What's In Store

Eclectic wine bar with an art gallery coming soon to NoDa

The building that’s been under construction for about a year at 1210 E. 36th St. in NoDa will soon be home to a coffee/wine bar and yoga studio.
The building that’s been under construction for about a year at 1210 E. 36th St. in NoDa will soon be home to a coffee/wine bar and yoga studio. kperalta@charlotteobserver.com

If you’ve driven through NoDa recently, you may have noticed the squat black brick building on 36th Street near The Plaza that’s been under construction for about a year now. Local artist Nick Napoletano recently painted a multicolored swirl mural on its front facade.

The development will soon be home to an eclectic wine/coffee bar called Artisan’s Palate, which will occupy 2,500 square feet of space, according to Greg Godley and Andrew Blumenthal of Legacy Real Estate Advisors. A yoga studio will take up 4,200 square feet in the building, too.

Owner Christa Csoka describes Artisan’s Palate as “a community house” and a neighborhood hangout, complete with a coffee house and a full bar that’ll serve everything from wine to craft cocktails.

It will also have a kitchen serving small plates that Csoka, a professional chef, said will be “elevated but comfortable,” and will change depending on what’s in season. The rotating menu will have 10-12 dishes at any time, and also will include charcuterie from Orrman’s Cheese Shop.

Csoka’s business partner, Christine Alter, is a German pastry chef who will make baked goods that’ll be sold each morning.

Other elements throughout the Artisan’s Palate will help create a homey feel, Csoka said. The bar and shelving is being done by Carolina Reclaimed, a local company that makes handcrafted furniture from reclaimed wood, for instance.
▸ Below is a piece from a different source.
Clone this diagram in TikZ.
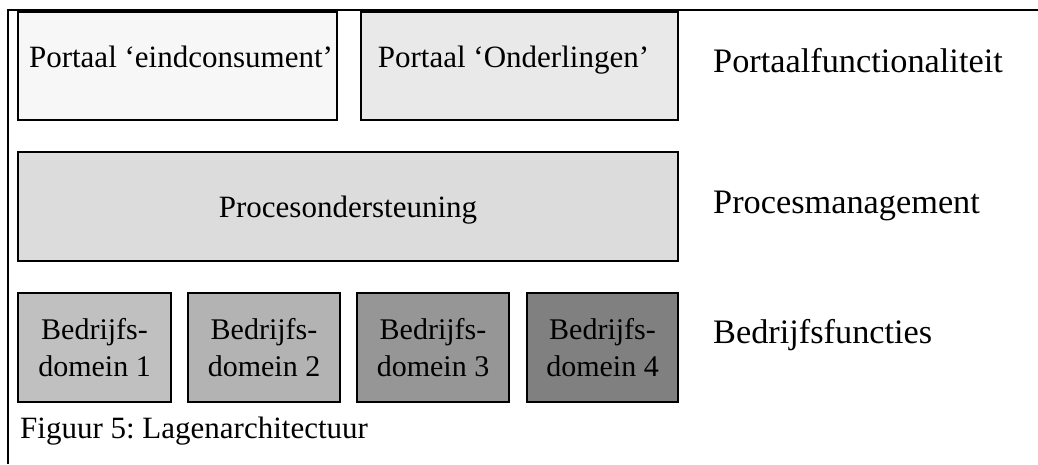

A nod to NoDa’s artistic roots, the Artisan’s Palate will also house a small gallery that every few months will feature work from local artists or artisans, from potters to jewelry makers to small-batch bourbon distillers, Csoka said. The gallery will double as a private dining room.

“(The concept) sounds all over the place, but in a way that’s really good,” Csoka said. “I’m trying to create a space where you can engage all of the senses.”

Two empty spaces remain in the development — one is 650 square feet, and the other is 2,500 square feet.

Construction on the building is mostly complete; all that’s left is some roof work and tenant upfits, according to the developers. Businesses are expected to open sometime in early 2019.

“We get a ridiculous amount of retail demand for the NoDa area. We wanted to go and supply some neighborhood services to the area,” Blumenthal said.